In the morning they went off as soon as it was light to try their luck along the river, while I remained in camp to see to breakfast. After an hour or more, however, they all returned, empty-handed but very hungry; so when they had settled down to rest after a hearty meal, I thought I would sally forth and see if I could not meet with better success. I had gone only a short distance up the right bank of the river, when I thought I observed a movement among the bushes ahead of me. On the alert, I stopped instantly, and the next moment was rewarded by seeing a splendid bush-buck advance from the water in a most stately manner. I could only make out his head and neck above the undergrowth, but as he was only some fifty yards off, I raised my rifle to my shoulder to fire. This movement at once caught his eye, and for the fraction of a second he stopped to gaze at me, thus giving me time to aim at where I supposed his shoulder to be. When I fired, he disappeared so suddenly and so completely that I felt sure that I had missed him, and that he had made off through the bush. I therefore re-loaded, and advanced carefully with the intention of following up his trail; but to my unbounded delight I came upon the buck stretched out dead in his tracks, with my bullet through his heart. I lost no time in getting back to camp, the antelope swinging by his feet from a branch borne by two sturdy coolies: and my unlucky friends were very much astonished when they saw the fine bag I had secured in so short a time. The animal was soon skinned and furnished us with a delicious roast for lunch; and in the cool of the evening we made our way back to Tsavo without further adventure.
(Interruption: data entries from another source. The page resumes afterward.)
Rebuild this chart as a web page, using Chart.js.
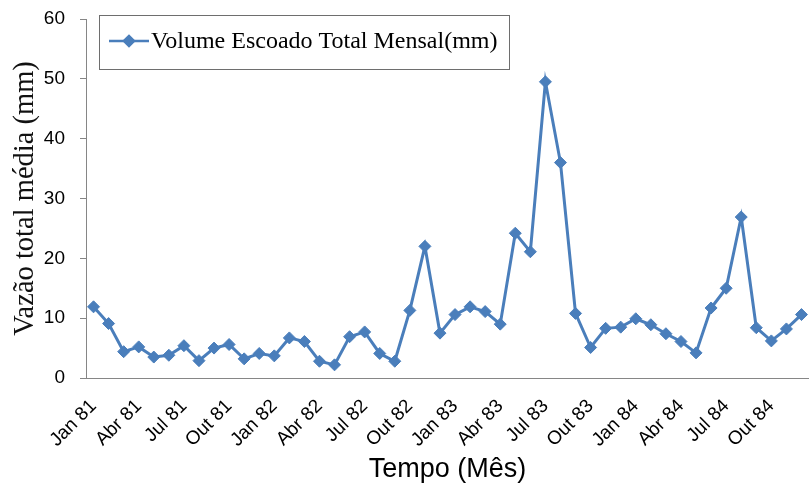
<!DOCTYPE html>
<html>
<head>
<meta charset="utf-8">
<script src="https://cdn.jsdelivr.net/npm/chart.js@4.4.0/dist/chart.umd.min.js"></script>
<style>
  html, body { margin: 0; padding: 0; background: #fff; }
  #wrap { width: 809px; height: 493px; }
</style>
</head>
<body>
<div id="wrap"><canvas id="chart" width="809" height="493"></canvas></div>
<script>
// --- DONNEES ---
const months = [
    'Jan 81', 'Fev 81', 'Mar 81', 'Abr 81', 'Mai 81', 'Jun 81', 'Jul 81', 'Ago 81', 'Set 81', 'Out 81', 'Nov 81', 'Dez 81',
    'Jan 82', 'Fev 82', 'Mar 82', 'Abr 82', 'Mai 82', 'Jun 82', 'Jul 82', 'Ago 82', 'Set 82', 'Out 82', 'Nov 82', 'Dez 82',
    'Jan 83', 'Fev 83', 'Mar 83', 'Abr 83', 'Mai 83', 'Jun 83', 'Jul 83', 'Ago 83', 'Set 83', 'Out 83', 'Nov 83', 'Dez 83',
    'Jan 84', 'Fev 84', 'Mar 84', 'Abr 84', 'Mai 84', 'Jun 84', 'Jul 84', 'Ago 84', 'Set 84', 'Out 84', 'Nov 84', 'Dez 84'
];
const volumeMensal = [
    11.9, 9.1, 4.4, 5.2, 3.5, 3.8, 5.4, 2.9, 5.0, 5.6, 3.2, 4.1,
    3.7, 6.7, 6.1, 2.8, 2.2, 6.9, 7.7, 4.1, 2.8, 11.3, 22.0, 7.5,
    10.6, 11.9, 11.1, 9.0, 24.2, 21.1, 49.5, 36.0, 10.8, 5.1, 8.3, 8.5,
    9.9, 8.9, 7.4, 6.1, 4.2, 11.7, 15.0, 26.9, 8.4, 6.2, 8.2, 10.6
];
const seriesLabel = 'Volume Escoado Total Mensal(mm)';
const yTicks = [0, 10, 20, 30, 40, 50, 60];
const xTitle = 'Tempo (Mês)';
const yTitle = 'Vazão total média (mm)';

const lineColor = '#4a7ebb';
const axisColor = '#868686';

// Legende encadree dans la zone du graphique
const boxLegend = {
    id: 'boxLegend',
    afterDraw(chart) {
        const ctx = chart.ctx;
        const ds = chart.data.datasets[0];
        ctx.save();
        ctx.fillStyle = '#fff';
        ctx.strokeStyle = '#6e6e6e';
        ctx.lineWidth = 1;
        ctx.fillRect(99.5, 15.5, 410, 54);
        ctx.strokeRect(99.5, 15.5, 410, 54);

        ctx.strokeStyle = lineColor;
        ctx.lineWidth = 2.5;
        ctx.beginPath();
        ctx.moveTo(109, 41);
        ctx.lineTo(149, 41);
        ctx.stroke();
        Chart.helpers.drawPoint(ctx, { pointStyle: 'rectRot', radius: 5, borderWidth: 1 }, 129, 41);
        ctx.fillStyle = lineColor;
        ctx.fill();

        ctx.fillStyle = '#000';
        ctx.font = '24px "Liberation Serif", "Times New Roman", serif';
        ctx.textBaseline = 'middle';
        ctx.textAlign = 'left';
        ctx.fillText(ds.label, 151, 42);
        ctx.restore();
    }
};

new Chart(document.getElementById('chart'), {
    type: 'line',
    data: {
        labels: months,
        datasets: [{
            label: seriesLabel,
            data: volumeMensal,
            borderColor: lineColor,
            backgroundColor: lineColor,
            borderWidth: 3,
            pointStyle: 'rectRot',
            pointRadius: 6,
            pointBorderWidth: 1,
            tension: 0,
            clip: false
        }]
    },
    options: {
        responsive: false,
        animation: false,
        layout: { autoPadding: false, padding: { top: 19, right: 0, bottom: 0, left: 0 } },
        plugins: {
            legend: { display: false },
            tooltip: { enabled: false }
        },
        scales: {
            x: {
                offset: true,
                grid: { display: false, drawTicks: false, offset: true },
                border: { display: true, color: axisColor, width: 1 },
                ticks: {
                    autoSkip: false,
                    maxRotation: 45,
                    minRotation: 45,
                    padding: 17,
                    color: '#000',
                    font: { family: '"Liberation Sans", Arial, sans-serif', size: 19 },
                    callback: (val, i) => (i % 3 === 0 ? months[i] : '')
                },
                title: {
                    display: true,
                    text: xTitle,
                    color: '#000',
                    font: { family: '"Liberation Sans", Arial, sans-serif', size: 27, lineHeight: 1.2 },
                    padding: { top: 0, bottom: 7 }
                },
                afterFit: (scale) => {
                    scale.height = 115;
                    scale.paddingRight = 0;
                }
            },
            y: {
                min: 0,
                max: 60,
                afterBuildTicks: (scale) => { scale.ticks = yTicks.map(v => ({ value: v })); },
                grid: { drawOnChartArea: false, drawTicks: true, tickLength: 6, color: axisColor },
                border: { display: true, color: axisColor, width: 1 },
                ticks: {
                    padding: 15,
                    color: '#000',
                    font: { family: '"Liberation Sans", Arial, sans-serif', size: 19 }
                },
                title: {
                    display: true,
                    text: yTitle,
                    color: '#111',
                    font: { family: '"Liberation Serif", "Times New Roman", serif', size: 28.5, lineHeight: 1.2 },
                    padding: { top: 8, bottom: 0 }
                },
                afterFit: (scale) => {
                    scale.width = 86;
                    scale.paddingTop = 0;
                    scale.paddingBottom = 0;
                }
            }
        }
    },
    plugins: [boxLegend]
});
</script>
</body>
</html>
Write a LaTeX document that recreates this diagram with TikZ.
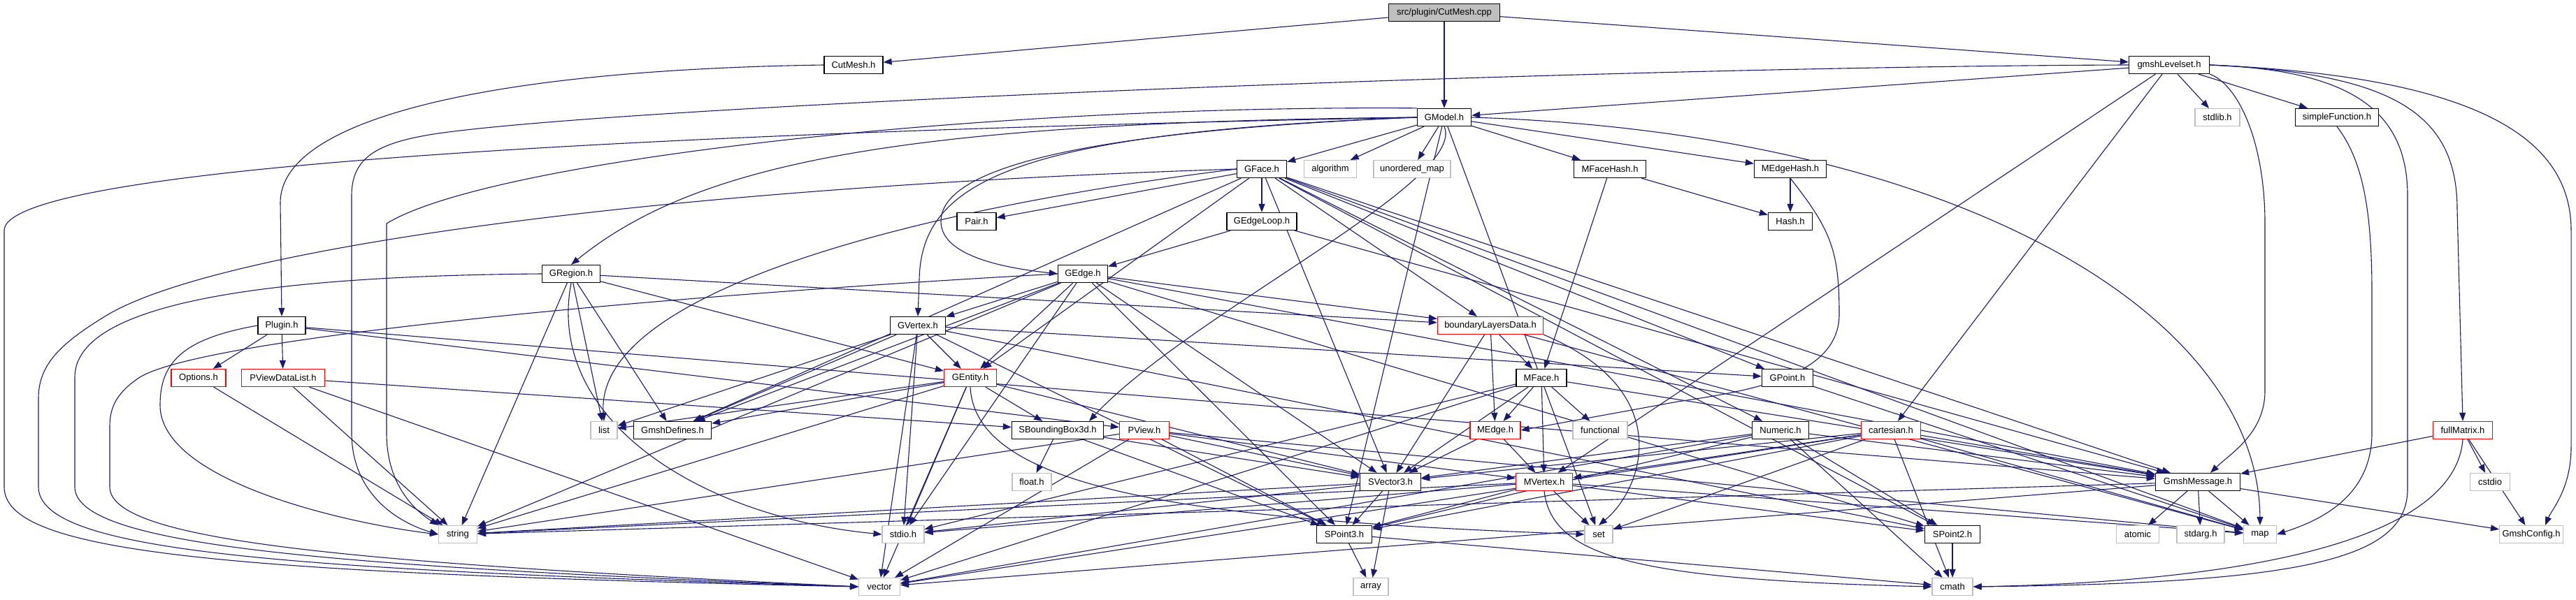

Some little time after this, while one of these same friends (Mr. C. Rawson) happened to be again at Tsavo, we were sitting after dark under the verandah of my hut. I wanted something from my tent, and sent Meeanh, my Indian chaukidar, to fetch it. He was going off in the dark to do so, when I called him back and told him to take a lantern for fear of snakes. This he did, and as soon as he got to the door of the tent, which was only a dozen yards off, he called out frantically, "Are, Sahib, burra sanp hai!" ("Oh, Master, there is a big snake here!)
"Where?" I shouted.
"Here by the bed," he cried, "Bring the gun, quickly."
I seized the shot-gun, which I always kept handy, and rushed to the tent, where, by the light of the lantern, I saw a great red snake, about seven feet long, gazing at me from the side of my camp-bed. I instantly fired at him, cutting him clean in half with the shot; the tail part remained where it was, but the head half quickly wriggled off and disappeared in the gloom of the tent. The trail of blood, however, enabled us to track it, and we eventually found the snake, still full of fight, under the edge of the ground-sheet. He made a last vicious dart at one of the men who had run up, but was quickly given the happy despatch by a blow on the head. Rawson now picked it up and brought it to the light. He then put his foot on the back of its head and with a stick forced open the jaws, when suddenly we saw two perfectly clear jets of poison spurt out from the fangs.
An Indian baboo (clerk), who happened to be standing near, got the full benefit of this, and the poor man was so panic-stricken that in a second he had torn off every atom of his clothing. We were very much amused at this, as of course we knew that although the poison was exceedingly venomous, it could do no harm unless it penetrated a cut or open wound in the flesh. I never found out the name of this snake, which, as I have said, was of a dark brick-red colour all over; and I only saw one other of the same kind all the time I was in East Africa. I came upon it suddenly one day when out shooting.
It was evidently much startled, and stood erect, hissing venomously; but I also was so much taken aback at its appearance that I did not think about shooting it until it had glided off and disappeared in the thick undergrowth.